- [DIRECTIONS] Examine the material below. Gather every line in which the string "code" appears.

- [THE INPUT]
++++++++
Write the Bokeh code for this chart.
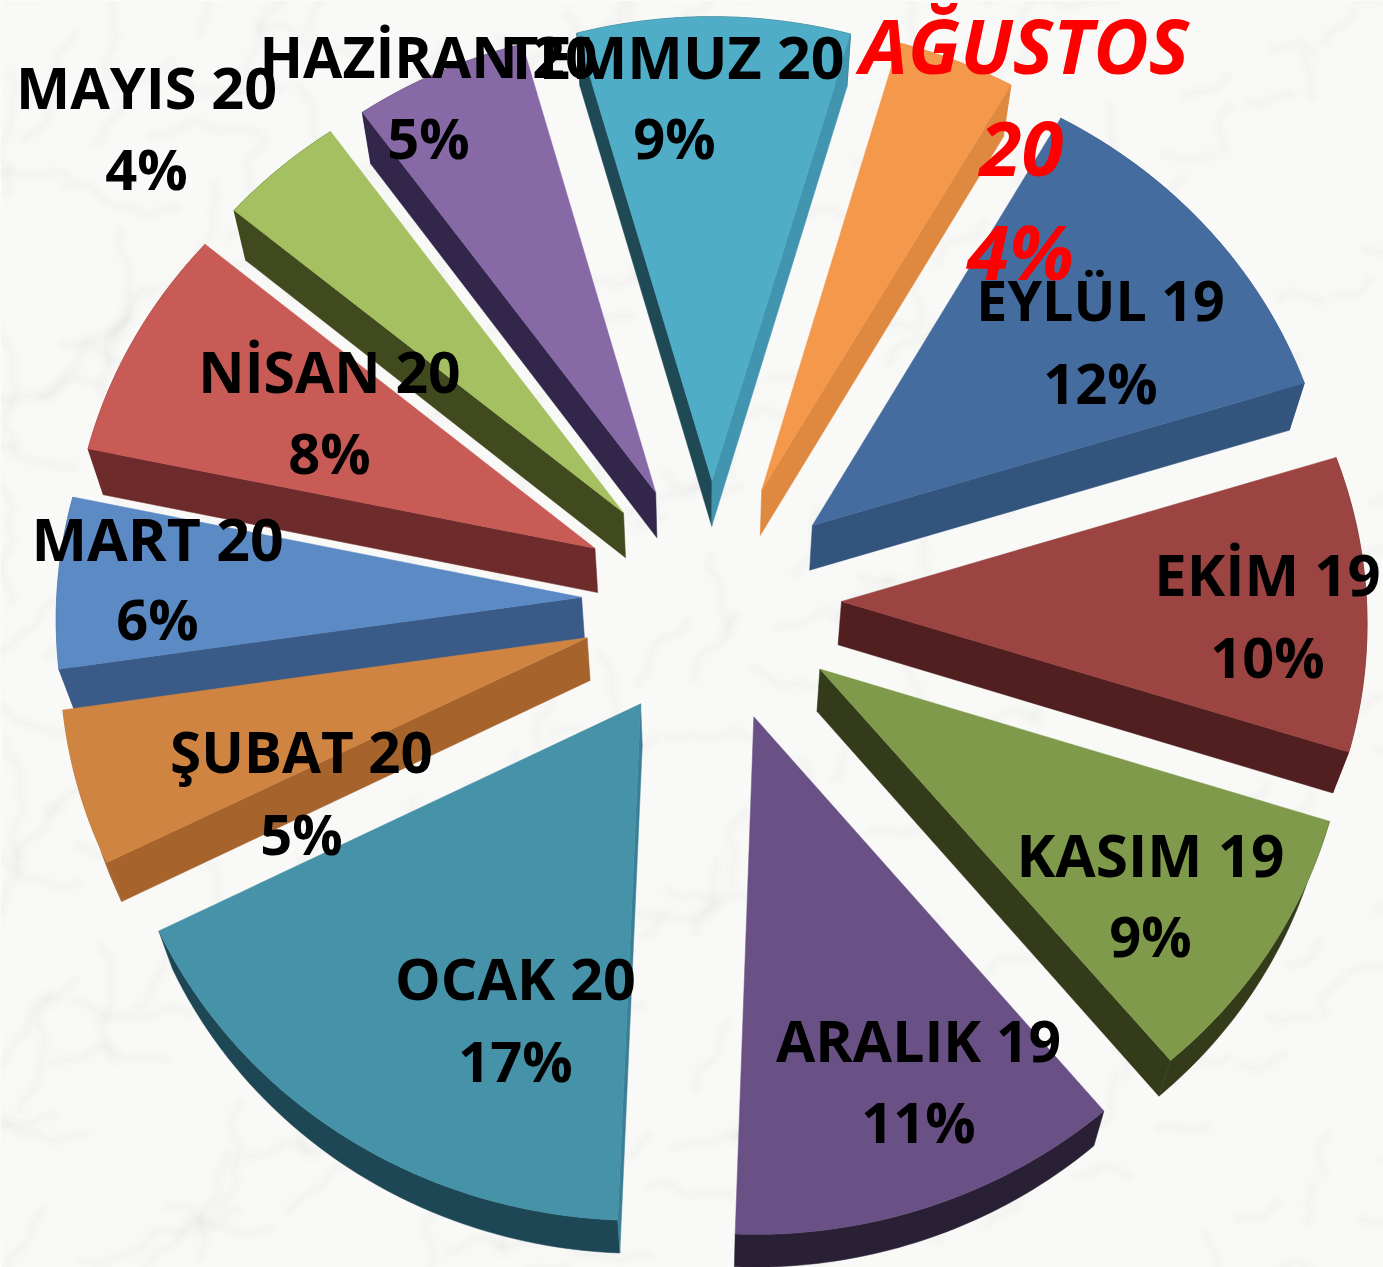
import numpy as np
from bokeh.plotting import figure
from bokeh.models import Range1d
from bokeh.core.properties import value
from bokeh.embed import file_html
from bokeh.resources import INLINE

months = ["EYLÜL 19", "EKİM 19", "KASIM 19", "ARALIK 19", "OCAK 20", "ŞUBAT 20",
          "MART 20", "NİSAN 20", "MAYIS 20", "HAZİRAN 20", "TEMMUZ 20", "AĞUSTOS 20"]
shares = [11.92, 9.72, 9.03, 11.64, 17.0, 5.08, 5.64, 7.75, 4.03, 5.58, 8.78, 3.83]
percent_labels = ["12%", "10%", "9%", "11%", "17%", "5%", "6%", "8%", "4%", "5%", "9%", "4%"]

# ---- styles ----
top_colors = ["#446c9e", "#9c4441", "#7f9a4a", "#6a5185", "#4592a9", "#d08442",
              "#5b8ac4", "#c95b57", "#a4c060", "#8769a6", "#4fadc7", "#f4984c"]
rim_colors = ["#33557d", "#511f20", "#333b1b", "#2a2035", "#1e4755", "#a6642c",
              "#3a5b88", "#6e2b2b", "#404a1e", "#32264a", "#1f4a55", "#df883f"]
start_face = [None, None, None, None, "#3a7f95", "#a6642c",
              "#3a5b88", "#6e2b2b", "#404a1e", "#32264a", "#1f4a55", None]
end_face = ["#33557d", "#511f20", "#333b1b", None, None, None,
            None, None, None, None, "#4195ae", "#df883f"]
label_xy = [(1100, 299, 381), (1267, 573, 655), (1150, 853, 934), (918, 1039, 1120),
            (515, 977, 1059), (301, 751, 832), (157, 537, 617), (329, 370, 451),
            (146, 86, 167), (428, 55, 136), (674, 55, 136)]
name_sizes = ["55.5px", "58px", "58.5px", "57px", "57.5px", "56.5px",
              "59px", "57px", "57.5px", "57px", "59px"]
FONT = "Open Sans"
PCT_FS = "56px"
BG = "#f9f9f8"

# ---- pie geometry ----
START, CX, CY, R, EXPL, TILT, PERSP = 29.8, 711.0, 600.5, 525.0, 130.0, 0.933, 0.00007


def top_pt(t_deg, r, mid_deg):
    t, m = np.radians(t_deg), np.radians(mid_deg)
    X = r * np.sin(t) + EXPL * np.sin(m)
    Y = r * np.cos(t) + EXPL * np.cos(m)
    q = 1.0 / (1.0 + PERSP * Y)
    return CX + X * q, CY - Y * TILT * q


def lower(xs, ys):
    xs, ys = np.asarray(xs), np.asarray(ys)
    return 703 + (xs - 703) * 0.975, ys + 53.5 - 0.0168 * ys


p = figure(width=1383, height=1267, x_range=Range1d(0, 1383), y_range=Range1d(1267, 0),
           output_backend="svg", toolbar_location=None, min_border=0)
p.axis.visible = False
p.grid.visible = False
p.outline_line_color = None
p.background_fill_color = BG

# marble veins: a deterministic decoration (golden-ratio spread of short soft strokes)
GOLD, PLASTIC = 0.618034, 0.754878
vx, vy = [], []
for k in range(300):
    sx = (k * GOLD) % 1 * 1500 - 60
    sy = (k * PLASTIC) % 1 * 1380 - 60
    ang = np.radians(-40 + 55 * np.sin(k * 1.7))
    length = 30 + 90 * ((k * 0.381966) % 1)
    s = np.linspace(0, length, 12)
    wob = 6 * np.sin(s / 17 + k) + 3 * np.sin(s / 7 + 2 * k)
    vx.append(list(sx + s * np.cos(ang) - wob * np.sin(ang)))
    vy.append(list(sy + s * np.sin(ang) + wob * np.cos(ang)))
for w, a in ((24, 0.012), (12, 0.018), (5, 0.02)):
    p.multi_line(vx, vy, line_color="#8e8e86", line_width=w, line_alpha=a, line_cap="round")

# ---- slices ----
edges = START + np.concatenate([[0], np.cumsum(shares)]) * 3.6
order = sorted(range(len(shares)), key=lambda i: top_pt(0, 0, (edges[i] + edges[i + 1]) / 2)[1])
fx, fy, fc = [], [], []
tx, ty, tc = [], [], []
for i in order:
    a0, a1 = edges[i], edges[i + 1]
    mid = (a0 + a1) / 2
    arc = np.linspace(a0, a1, 48)
    ax, ay = top_pt(arc, R, mid)
    bx, by = lower(ax, ay)
    ox, oy = top_pt(0, 0, mid)
    lx, ly = lower(ox, oy)
    fx.append(list(ax) + list(bx[::-1]))
    fy.append(list(ay) + list(by[::-1]))
    fc.append(rim_colors[i])
    if start_face[i]:
        fx.append([ox, ax[0], bx[0], lx]); fy.append([oy, ay[0], by[0], ly]); fc.append(start_face[i])
    if end_face[i]:
        fx.append([ox, ax[-1], bx[-1], lx]); fy.append([oy, ay[-1], by[-1], ly]); fc.append(end_face[i])
    tx.append(list(ax) + [ox]); ty.append(list(ay) + [oy]); tc.append(top_colors[i])

p.patches(fx, fy, fill_color=fc, line_color=fc, line_width=0.5)
p.patches(tx, ty, fill_color=tc, line_color=tc, line_width=0.5)

# ---- labels ----
names = months[:-1]
pct = percent_labels[:-1]
lx = [q[0] for q in label_xy]
ly1 = [q[1] for q in label_xy]
ly2 = [q[2] for q in label_xy]
p.text(lx, ly1, text=names, text_font=value(FONT), text_font_style="bold", text_font_size=name_sizes,
       text_color="#000000", text_align="center", text_baseline="alphabetic")
p.text(lx, ly2, text=pct, text_font=value(FONT), text_font_style="bold", text_font_size=value(PCT_FS),
       text_color="#000000", text_align="center", text_baseline="alphabetic")

ag_name, ag_year = months[-1].split(" ")
p.text([1024, 1021, 1020], [44, 148, 250], text=[ag_name, ag_year, percent_labels[-1]],
       text_font=value(FONT), text_font_style="bold italic", text_font_size="76px",
       text_color="#ff0000", text_align="center", text_baseline="alphabetic")

open("out.html", "w").write(file_html(p, INLINE))
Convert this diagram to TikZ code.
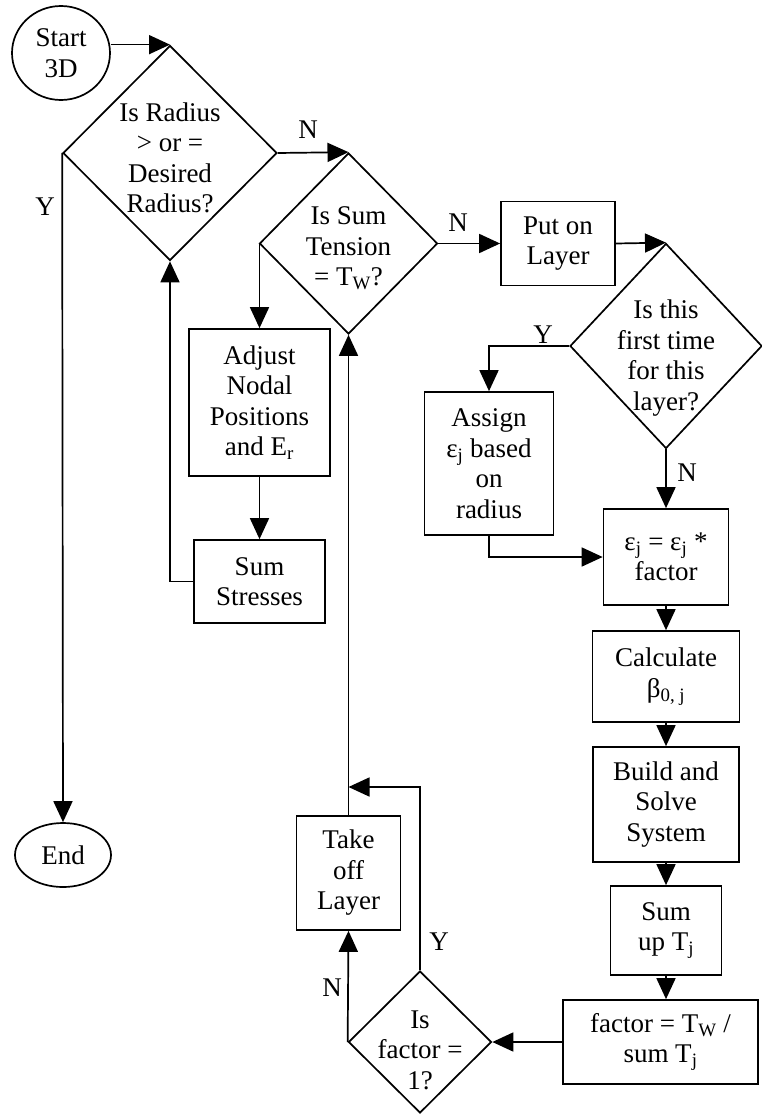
\documentclass[tikz,border=0pt]{standalone}
\usepackage{fontspec}
\setmainfont{Liberation Serif}
\usepackage{tikz}
\usetikzlibrary{shapes.geometric}
\usetikzlibrary{arrows.meta}
\tikzstyle{flow}=[x=1pt, y=-1pt, line width=1.7pt, font=\fontsize{27}{30.5}\selectfont]
\tikzstyle{term}=[ellipse, draw, inner sep=0pt, align=center]
\tikzstyle{box}=[rectangle, draw, inner sep=0pt, align=center]
\tikzstyle{dec}=[diamond, draw, inner sep=0pt]
\tikzstyle{edge}=[-{Triangle[length=21pt, width=19pt]}]
\tikzstyle{edgeLabel}=[inner sep=0pt]

\begin{document}
\begin{tikzpicture}[flow]
			\useasboundingbox (0,0) rectangle (762,1115);
			\draw (61,53) node[term, minimum width=98pt, minimum height=94pt] (start) {Start\\3D};
			\draw (170,153) node[dec, minimum width=214pt, minimum height=215pt, label={[align=center, yshift=-5pt]center:Is Radius\\> or =\\Desired\\Radius?}] (d1) {};
			\draw (63,855) node[term, minimum width=96pt, minimum height=64pt] (end) {End};
			\draw (348.5,243.5) node[dec, minimum width=178pt, minimum height=181pt, label={[align=center, yshift=-5pt]center:Is Sum\\Tension\\= T\textsubscript{W}?}] (d2) {};
			\draw (259.5,402.5) node[box, minimum width=141pt, minimum height=147pt] (adjust) {Adjust\\Nodal\\Positions\\and E\textsubscript{r}};
			\draw (259.5,581.5) node[box, minimum width=131pt, minimum height=83pt] (sumstr) {Sum\\Stresses};
			\draw (558,243.5) node[box, minimum width=114pt, minimum height=84pt] (put) {Put on\\Layer};
			\draw (666,346) node[dec, minimum width=192pt, minimum height=205pt, label={[align=center, yshift=-12pt]center:Is this\\first time\\for this\\layer?}] (d4) {};
			\draw (489,463.5) node[box, minimum width=129pt, minimum height=143pt] (assign) {Assign\\ε\textsubscript{j} based\\on\\radius};
			\draw (666,557) node[box, minimum width=125pt, minimum height=96pt] (epsj) {ε\textsubscript{j} = ε\textsubscript{j} *\\factor};
			\draw (666,676.5) node[box, minimum width=147pt, minimum height=91pt] (calc) {Calculate\\β\textsubscript{0, j}};
			\draw (666,804.5) node[box, minimum width=146pt, minimum height=115pt] (build) {Build and\\Solve\\System};
			\draw (666,930.5) node[box, minimum width=111pt, minimum height=89pt] (sumt) {Sum\\up T\textsubscript{j}};
			\draw (660.5,1042) node[box, minimum width=195pt, minimum height=84pt] (factor) {factor = T\textsubscript{W} /\\sum T\textsubscript{j}};
			\draw (420,1042) node[dec, minimum width=143pt, minimum height=142pt, label={[align=center, yshift=-8pt]center:Is\\factor =\\1?}] (d3) {};
			\draw (348.5,873) node[box, minimum width=104pt, minimum height=114pt] (takeoff) {Take\\off\\Layer};
			\coordinate (yjoin) at (348.5,787);
			% connectors
			\draw[edge] (start.east |- d1.north) -- (d1.north);
			\draw[edge] (d1.west) -- (end.north);
			\draw[edge] (d1.east) -- (d2.north);
			\draw[edge] (d2.west) -| (adjust.north);
			\draw[edge] (adjust) -- (sumstr);
			\draw[edge] (sumstr.west) -| (d1.south);
			\draw[edge] (d2.east) -- (put.west);
			\draw[edge] (put.east) -- (d4.north);
			\draw[edge] (d4.west) -| (assign.north);
			\draw[edge] (d4.south) -- (epsj.north);
			\draw[edge] (assign.south) |- (epsj.west);
			\draw[edge] (epsj) -- (calc);
			\draw[edge] (calc) -- (build);
			\draw[edge] (build) -- (sumt);
			\draw[edge] (sumt.south) -- (sumt.south |- factor.north);
			\draw[edge] (factor.west) -- (d3.east);
			\draw[edge] (d3.west) -- (takeoff.south);
			\draw[edge] (takeoff.north) -- (d2.south);
			\draw[edge] (d3.north) |- (yjoin);
			% branch labels
			\draw (45,207) node[edgeLabel] (y1) {Y};
			\draw (308,130) node[edgeLabel] (n1) {N};
			\draw (458,223) node[edgeLabel] (n2) {N};
			\draw (543,335) node[edgeLabel] (y4) {Y};
			\draw (687,473) node[edgeLabel] (n4) {N};
			\draw (439,942) node[edgeLabel] (y3) {Y};
			\draw (332,988) node[edgeLabel] (n3) {N};
		\end{tikzpicture}
\end{document}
++++++++
- [ANSWER FOR THIS EXERCISE]
Write the Bokeh code for this chart.
Convert this diagram to TikZ code.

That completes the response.